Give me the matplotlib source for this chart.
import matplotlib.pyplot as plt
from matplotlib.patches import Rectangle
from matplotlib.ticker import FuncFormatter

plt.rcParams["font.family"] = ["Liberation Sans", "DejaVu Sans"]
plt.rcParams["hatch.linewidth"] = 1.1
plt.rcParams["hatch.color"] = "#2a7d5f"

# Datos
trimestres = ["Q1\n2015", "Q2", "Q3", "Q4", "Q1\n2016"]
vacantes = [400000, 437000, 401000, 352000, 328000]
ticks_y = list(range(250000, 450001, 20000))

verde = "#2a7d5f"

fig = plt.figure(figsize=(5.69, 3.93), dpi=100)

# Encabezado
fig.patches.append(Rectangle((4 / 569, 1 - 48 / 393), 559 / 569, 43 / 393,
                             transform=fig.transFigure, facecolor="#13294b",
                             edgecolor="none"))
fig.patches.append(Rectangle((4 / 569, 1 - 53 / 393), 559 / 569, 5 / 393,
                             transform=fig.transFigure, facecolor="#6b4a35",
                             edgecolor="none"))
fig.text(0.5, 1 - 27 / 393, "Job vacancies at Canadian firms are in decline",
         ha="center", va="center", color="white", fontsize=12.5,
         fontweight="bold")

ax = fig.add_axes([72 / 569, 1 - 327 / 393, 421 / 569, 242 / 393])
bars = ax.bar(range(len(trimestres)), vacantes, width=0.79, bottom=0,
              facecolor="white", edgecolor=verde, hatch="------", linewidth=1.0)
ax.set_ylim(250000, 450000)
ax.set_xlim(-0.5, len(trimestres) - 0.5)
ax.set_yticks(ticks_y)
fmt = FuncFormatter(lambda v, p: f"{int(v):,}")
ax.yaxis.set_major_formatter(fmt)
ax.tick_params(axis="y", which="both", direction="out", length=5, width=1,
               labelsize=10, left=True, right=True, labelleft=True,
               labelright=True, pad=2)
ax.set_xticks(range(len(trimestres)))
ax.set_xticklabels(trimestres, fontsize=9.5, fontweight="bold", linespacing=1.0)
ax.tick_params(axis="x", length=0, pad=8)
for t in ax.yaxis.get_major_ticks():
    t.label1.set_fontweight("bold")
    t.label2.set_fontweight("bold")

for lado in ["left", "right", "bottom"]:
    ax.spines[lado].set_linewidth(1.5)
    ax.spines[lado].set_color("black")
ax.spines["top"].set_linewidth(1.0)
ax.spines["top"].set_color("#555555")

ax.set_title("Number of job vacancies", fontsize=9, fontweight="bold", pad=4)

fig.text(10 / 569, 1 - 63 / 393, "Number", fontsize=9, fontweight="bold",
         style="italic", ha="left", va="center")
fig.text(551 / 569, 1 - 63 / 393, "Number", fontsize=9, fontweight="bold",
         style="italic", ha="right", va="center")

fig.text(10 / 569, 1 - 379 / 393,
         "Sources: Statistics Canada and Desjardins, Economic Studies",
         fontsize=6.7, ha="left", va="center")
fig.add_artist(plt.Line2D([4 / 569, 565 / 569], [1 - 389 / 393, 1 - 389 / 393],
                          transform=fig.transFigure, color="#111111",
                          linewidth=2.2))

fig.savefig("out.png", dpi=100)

◇ ◇ ◇ ◇ ◇ ◇ ◇

- **Your goal**: Look for "matplotlib" and pull out every line that has it.

- **Task result**:
Give me the matplotlib source for this chart.
import matplotlib.pyplot as plt
from matplotlib.patches import Rectangle
from matplotlib.ticker import FuncFormatter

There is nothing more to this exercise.